Uno spettacolo maestoso e si potrebbe dire “regale”, visti i luoghi in cui si dava, una rappresentazione grandiosa di un’opera che nell’immaginario collettivo rappresenta il melodramma italiano per eccellenza.
La regia di Stefano Trespidi è stata grande effetto visivo, aiutata in questo dalle scene imponenti di Alessandro Camera, perfettamente inserite nel contesto architettonico.
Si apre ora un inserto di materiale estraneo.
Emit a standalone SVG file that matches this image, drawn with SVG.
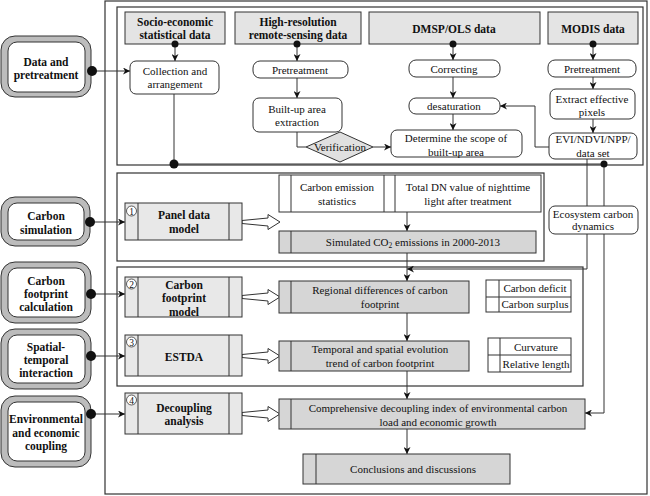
<svg xmlns="http://www.w3.org/2000/svg" width="650" height="496" viewBox="0 0 650 496">
<defs>
<style>
text{font-family:"Liberation Serif","Times New Roman",serif;font-size:11px;fill:#111;text-anchor:middle}
.b{font-weight:bold;font-size:11.5px}
.frame{fill:none;stroke:#333;stroke-width:1.2}
.hdr{fill:#e4e4e4;stroke:#333;stroke-width:1}
.rr{fill:#fff;stroke:#333;stroke-width:1}
.pnl{fill:#e8e8e8;stroke:#333;stroke-width:1}
.gry{fill:#d6d6d6;stroke:#333;stroke-width:1}
.wt{fill:#fff;stroke:#333;stroke-width:1}
.outer{fill:#bcbcbc;stroke:#333;stroke-width:1}
.inner{fill:#fff;stroke:#333;stroke-width:1}
.ln{fill:none;stroke:#333;stroke-width:1}
.arr{fill:none;stroke:#333;stroke-width:1;marker-end:url(#ah)}
.dot{fill:#111}
.hol{fill:#fff;stroke:#333;stroke-width:1}
.num{fill:#fff;stroke:#333;stroke-width:0.8}
.nt{font-size:9.5px}
</style>
<marker id="ah" viewBox="0 0 10 10" refX="10" refY="5" markerWidth="7" markerHeight="7" orient="auto" markerUnits="userSpaceOnUse">
<path d="M0,0 L10,5 L0,10 L3,5 z" fill="#111"/>
</marker>
</defs>
<rect x="0" y="0" width="650" height="496" fill="#fff"/>

<g id="frames">
<rect class="frame" x="105" y="1" width="542" height="493"/>
<rect class="frame" x="117" y="7" width="526" height="158"/>
<rect class="frame" x="117" y="173" width="427" height="88"/>
<rect class="frame" x="117" y="267" width="466" height="119"/>
</g>

<g id="node-data-pretreatment">
<rect class="outer" x="1" y="36" width="90" height="61" rx="14"/>
<rect class="inner" x="8" y="42" width="77" height="50" rx="9"/>
<text class="b" x="46" y="66">Data and</text>
<text class="b" x="46" y="79">pretreatment</text>
</g>
<g id="node-carbon-simulation">
<rect class="outer" x="1" y="197" width="89" height="49" rx="14"/>
<rect class="inner" x="8" y="203" width="76" height="37" rx="9"/>
<text class="b" x="46" y="220">Carbon</text>
<text class="b" x="46" y="234">simulation</text>
</g>
<g id="node-carbon-footprint-calc">
<rect class="outer" x="1" y="262" width="90" height="61" rx="14"/>
<rect class="inner" x="8" y="268" width="77" height="49" rx="9"/>
<text class="b" x="46" y="285">Carbon</text>
<text class="b" x="46" y="298">footprint</text>
<text class="b" x="46" y="311">calculation</text>
</g>
<g id="node-spatial-temporal">
<rect class="outer" x="1" y="329" width="90" height="60" rx="14"/>
<rect class="inner" x="8" y="335" width="77" height="48" rx="9"/>
<text class="b" x="46" y="351">Spatial-</text>
<text class="b" x="46" y="364">temporal</text>
<text class="b" x="46" y="377">interaction</text>
</g>
<g id="node-env-econ">
<rect class="outer" x="1" y="396" width="90" height="71" rx="14"/>
<rect class="inner" x="8" y="402" width="77" height="59" rx="9"/>
<text class="b" x="46" y="423">Environmental</text>
<text class="b" x="46" y="437">and economic</text>
<text class="b" x="46" y="450">coupling</text>
</g>

<g id="hdr-socio">
<rect class="hdr" x="125" y="12" width="100" height="32"/>
<text class="b" x="175" y="26">Socio-economic</text>
<text class="b" x="175" y="39">statistical data</text>
</g>
<g id="hdr-highres">
<rect class="hdr" x="235" y="12" width="126" height="32"/>
<text class="b" x="298" y="26">High-resolution</text>
<text class="b" x="298" y="39">remote-sensing data</text>
</g>
<g id="hdr-dmsp">
<rect class="hdr" x="369" y="12" width="171" height="32"/>
<text class="b" x="454" y="33">DMSP/OLS data</text>
</g>
<g id="hdr-modis">
<rect class="hdr" x="548" y="12" width="90" height="32"/>
<text class="b" x="593" y="33">MODIS data</text>
</g>

<g id="collection">
<rect class="rr" x="130" y="61" width="89" height="33" rx="6"/>
<text x="175" y="75">Collection and</text>
<text x="175" y="88">arrangement</text>
</g>
<g id="pretreat-hr">
<rect class="rr" x="253" y="61" width="95" height="17" rx="7"/>
<text x="300" y="74">Pretreatment</text>
</g>
<g id="builtup">
<rect class="rr" x="253" y="98" width="89" height="34" rx="6"/>
<text x="297" y="113">Built-up area</text>
<text x="297" y="126">extraction</text>
</g>
<g id="verification">
<polygon points="306,147 340,132 373,147 340,162" fill="#e0e0e0" stroke="#333" stroke-width="1"/>
<text x="340" y="151">Verification</text>
</g>
<g id="correcting">
<rect class="rr" x="409" y="60" width="91" height="17" rx="7"/>
<text x="454" y="73">Correcting</text>
</g>
<g id="desaturation">
<rect class="rr" x="409" y="98" width="91" height="16" rx="7"/>
<text x="454" y="110">desaturation</text>
</g>
<g id="determine">
<rect class="rr" x="391" y="130" width="131" height="27" rx="6"/>
<text x="456" y="142">Determine the scope of</text>
<text x="456" y="156">built-up area</text>
</g>
<g id="pretreat-modis">
<rect class="rr" x="548" y="60" width="88" height="17" rx="7"/>
<text x="592" y="73">Pretreatment</text>
</g>
<g id="extract">
<rect class="rr" x="550" y="89" width="85" height="30" rx="6"/>
<text x="592" y="103">Extract effective</text>
<text x="592" y="116">pixels</text>
</g>
<g id="evi">
<rect class="rr" x="549" y="133" width="88" height="26" rx="6"/>
<text x="593" y="143">EVI/NDVI/NPP/</text>
<text x="593" y="157">data set</text>
</g>

<g id="connectors">
<line class="arr" x1="92" y1="71" x2="130" y2="71"/>
<line class="arr" x1="90" y1="222" x2="125" y2="222"/>
<line class="arr" x1="91" y1="294" x2="125" y2="294"/>
<line class="arr" x1="91" y1="356" x2="125" y2="356"/>
<line class="arr" x1="91" y1="414" x2="125" y2="414"/>
<circle class="dot" cx="92" cy="71" r="5"/>
<circle class="dot" cx="90" cy="222" r="5"/>
<circle class="dot" cx="91" cy="294" r="5"/>
<circle class="dot" cx="91" cy="356" r="5"/>
<circle class="dot" cx="91" cy="414" r="5"/>

<line class="arr" x1="175" y1="44" x2="175" y2="61"/>
<line class="arr" x1="297" y1="44" x2="297" y2="61"/>
<line class="arr" x1="453" y1="44" x2="453" y2="60"/>
<line class="arr" x1="593" y1="44" x2="593" y2="60"/>
<circle class="dot" cx="175" cy="44" r="3.5"/>
<circle class="dot" cx="297" cy="44" r="3.5"/>
<circle class="dot" cx="453" cy="44" r="3.5"/>
<circle class="dot" cx="593" cy="44" r="3.5"/>

<line class="arr" x1="297" y1="78" x2="297" y2="98"/>
<polyline class="ln" points="297,132 297,147 306,147"/>
<line class="arr" x1="373" y1="147" x2="391" y2="147"/>
<line class="arr" x1="453" y1="77" x2="453" y2="98"/>
<line class="arr" x1="453" y1="114" x2="453" y2="130"/>
<line class="arr" x1="593" y1="77" x2="593" y2="89"/>
<line class="arr" x1="593" y1="119" x2="593" y2="133"/>
<polyline class="arr" points="549,147 535,147 535,106 500,106"/>

<line class="ln" x1="174" y1="94" x2="174" y2="164"/>
<polyline class="ln" points="174,164 604,164"/>
<circle class="dot" cx="174" cy="164" r="4.5"/>
<polyline class="arr" points="604,164 604,413 585,413"/>
<circle class="dot" cx="604" cy="164" r="3.5"/>
<polyline class="ln" points="587,159 587,206"/>
<polyline class="arr" points="587,234 587,269 407,269"/>

<line class="arr" x1="407" y1="212" x2="407" y2="231"/>
<line class="arr" x1="407" y1="253" x2="407" y2="281"/>
<line class="arr" x1="407" y1="313" x2="407" y2="341"/>
<line class="arr" x1="407" y1="371" x2="407" y2="399"/>
<line class="arr" x1="407" y1="429" x2="407" y2="454"/>

<polygon class="hol" points="242,220.5 268,218 268,214.5 280,222 268,229.5 268,226 242,223.5"/>
<polygon class="hol" points="242,295.5 268,293 268,289.5 280,297 268,304.5 268,301 242,298.5"/>
<polygon class="hol" points="242,354.5 268,352 268,348.5 280,356 268,363.5 268,360 242,357.5"/>
<polygon class="hol" points="242,412.5 268,410 268,406.5 280,414 268,421.5 268,418 242,415.5"/>
</g>

<g id="ecosystem">
<rect class="rr" x="549" y="206" width="89" height="28" rx="6"/>
<text x="593" y="218">Ecosystem carbon</text>
<text x="593" y="230">dynamics</text>
</g>

<g id="panel-data-model">
<rect class="pnl" x="125" y="203" width="117" height="37"/>
<line class="ln" x1="138" y1="203" x2="138" y2="240"/>
<line class="ln" x1="229" y1="203" x2="229" y2="240"/>
<circle class="num" cx="131.5" cy="211" r="5"/>
<text class="nt" x="131.5" y="214.5">1</text>
<text class="b" x="184" y="219">Panel data</text>
<text class="b" x="184" y="233">model</text>
</g>
<g id="carbon-footprint-model">
<rect class="pnl" x="125" y="277" width="117" height="40"/>
<line class="ln" x1="138" y1="277" x2="138" y2="317"/>
<line class="ln" x1="229" y1="277" x2="229" y2="317"/>
<circle class="num" cx="131.5" cy="284" r="5"/>
<text class="nt" x="131.5" y="287.5">2</text>
<text class="b" x="184" y="289">Carbon</text>
<text class="b" x="184" y="302">footprint</text>
<text class="b" x="184" y="316">model</text>
</g>
<g id="estda">
<rect class="pnl" x="125" y="335" width="117" height="41"/>
<line class="ln" x1="138" y1="335" x2="138" y2="376"/>
<line class="ln" x1="229" y1="335" x2="229" y2="376"/>
<circle class="num" cx="131.5" cy="342" r="5"/>
<text class="nt" x="131.5" y="345.5">3</text>
<text class="b" x="184" y="361">ESTDA</text>
</g>
<g id="decoupling-analysis">
<rect class="pnl" x="125" y="393" width="117" height="41"/>
<line class="ln" x1="138" y1="393" x2="138" y2="434"/>
<line class="ln" x1="229" y1="393" x2="229" y2="434"/>
<circle class="num" cx="131.5" cy="400" r="5"/>
<text class="nt" x="131.5" y="403.5">4</text>
<text class="b" x="184" y="412">Decoupling</text>
<text class="b" x="184" y="425">analysis</text>
</g>

<g id="inputs-table">
<rect class="wt" x="279" y="175" width="262" height="37"/>
<line class="ln" x1="291" y1="175" x2="291" y2="212"/>
<line class="ln" x1="384" y1="175" x2="384" y2="212"/>
<line class="ln" x1="395" y1="175" x2="395" y2="212"/>
<text x="337" y="191">Carbon emission</text>
<text x="337" y="205">statistics</text>
<text x="468" y="191">Total DN value of nighttime</text>
<text x="468" y="205">light after treatment</text>
</g>
<g id="simulated">
<rect class="gry" x="279" y="231" width="257" height="22"/>
<line class="ln" x1="291" y1="231" x2="291" y2="253"/>
<text x="413" y="246">Simulated CO<tspan font-size="7.5" dy="2">2</tspan><tspan dy="-2"> emissions in 2000-2013</tspan></text>
</g>
<g id="regional">
<rect class="gry" x="279" y="281" width="190" height="32"/>
<line class="ln" x1="291" y1="281" x2="291" y2="313"/>
<text x="380" y="294">Regional differences of carbon</text>
<text x="380" y="308">footprint</text>
</g>
<g id="deficit-table">
<rect class="wt" x="486" y="280" width="85" height="32"/>
<line class="ln" x1="499" y1="280" x2="499" y2="312"/>
<line class="ln" x1="486" y1="297" x2="571" y2="297"/>
<text x="535" y="292">Carbon deficit</text>
<text x="535" y="308">Carbon surplus</text>
</g>
<g id="temporal">
<rect class="gry" x="279" y="341" width="190" height="30"/>
<line class="ln" x1="291" y1="341" x2="291" y2="371"/>
<text x="380" y="353">Temporal and spatial evolution</text>
<text x="380" y="367">trend of carbon footprint</text>
</g>
<g id="curvature-table">
<rect class="wt" x="488" y="338" width="83" height="34"/>
<line class="ln" x1="500" y1="338" x2="500" y2="372"/>
<line class="ln" x1="488" y1="355" x2="571" y2="355"/>
<text x="536" y="351">Curvature</text>
<text x="536" y="368">Relative length</text>
</g>
<g id="comprehensive">
<rect class="gry" x="279" y="399" width="306" height="30"/>
<line class="ln" x1="291" y1="399" x2="291" y2="429"/>
<text x="438" y="412">Comprehensive decoupling index of environmental carbon</text>
<text x="438" y="426">load and economic growth</text>
</g>
<g id="conclusions">
<rect class="gry" x="303" y="454" width="207" height="30"/>
<line class="ln" x1="316" y1="454" x2="316" y2="484"/>
<text x="413" y="473">Conclusions and discussions</text>
</g>
</svg>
I bei costumi di Giusi Giustino hanno favorito l’impostazione drammaturgica fedele al libretto voluta dal regista.
L’opera ha avuto inizio in ritardo, a causa delle proteste di un gruppo di spettatori che, pur avendo il biglietto, non erano stati fatti entrare perché i posti a sedere erano esauriti: evidentemente i biglietti omaggio erano stati gestiti male dall’organizzazione. Alla fine sono stati fatti accomodare tutti aggiungendo altre sedie, e lo spettacolo ha potuto incominciare.
I protagonisti questo Nabucco sono stati due; il direttore Oren, incontenibile sul podio come al solito, e un Leo Nucci in splendida forma, che si è imposto su tutti gli altri interpreti, per intensità drammatica, sicurezza di canto e anche per una forma fisica invidiabile per cui senza problemi poteva salire e scendere le ripide scale della scenografia.
Al soprano Simona Branchini, che ha affrontato un parte difficile come quella di Abigaille, non manca il temperamento drammatico, ma nei cambi di registro ha mostrato qualche difficolta, soprattutto nelle note basse. L’artista ha mostrato le sue notevoli doti di interprete nell’aria “Anch’io dischiuso un giorno”, e soprattutto nel duetto con Nabucco, che è stato tra i momenti migliori dell’opera.
Pregevole la prestazione di Sonia Ganassi come Fenena. La Ganassi, uno tra i più apprezzati mezzosoprani in attività, insieme a Nucci reso la rappresentazione memorabile dal punto di vista del canto. Il tenore Vincenzo Costanzo ha interpretato con disinvolta sicurezza il personaggio di Ismaele, mentre il basso coreano In Sung Sim ha cantato Zaccaria con una voce piena e suggestiva e una recitazione austera.
Carlo Striuli ha confermato le sue ottime doti vocali nei panni del Gran sacerdote di Belo; hanno ben figurato anche Vincenzo Casertano (Abdallo) e Stefanna Kibalova (Anna).
Il momento più atteso era ovviamente il “Va’pensiero“ che Oren ha diretto con un tempo lento e quasi trasognato. Alla richiesta di bis, Oren ha acconsentito, chiedendo però in cambio che il pubblico cantasse insieme al coro e che non applaudisse fino al termine dell’ultima nota, da lui tenuta, con consumato istrionismo, lunga fino all’inverosimile. Alla fine applausi entusiastici a tutti, ma soprattutto, come si diceva a Nucci e ad Oren.
Il prossimo anno, la grande musica tornerà alla reggia vanvitelliana, nel cui stupendo, enorme parco saranno ospitati una serie di concerti.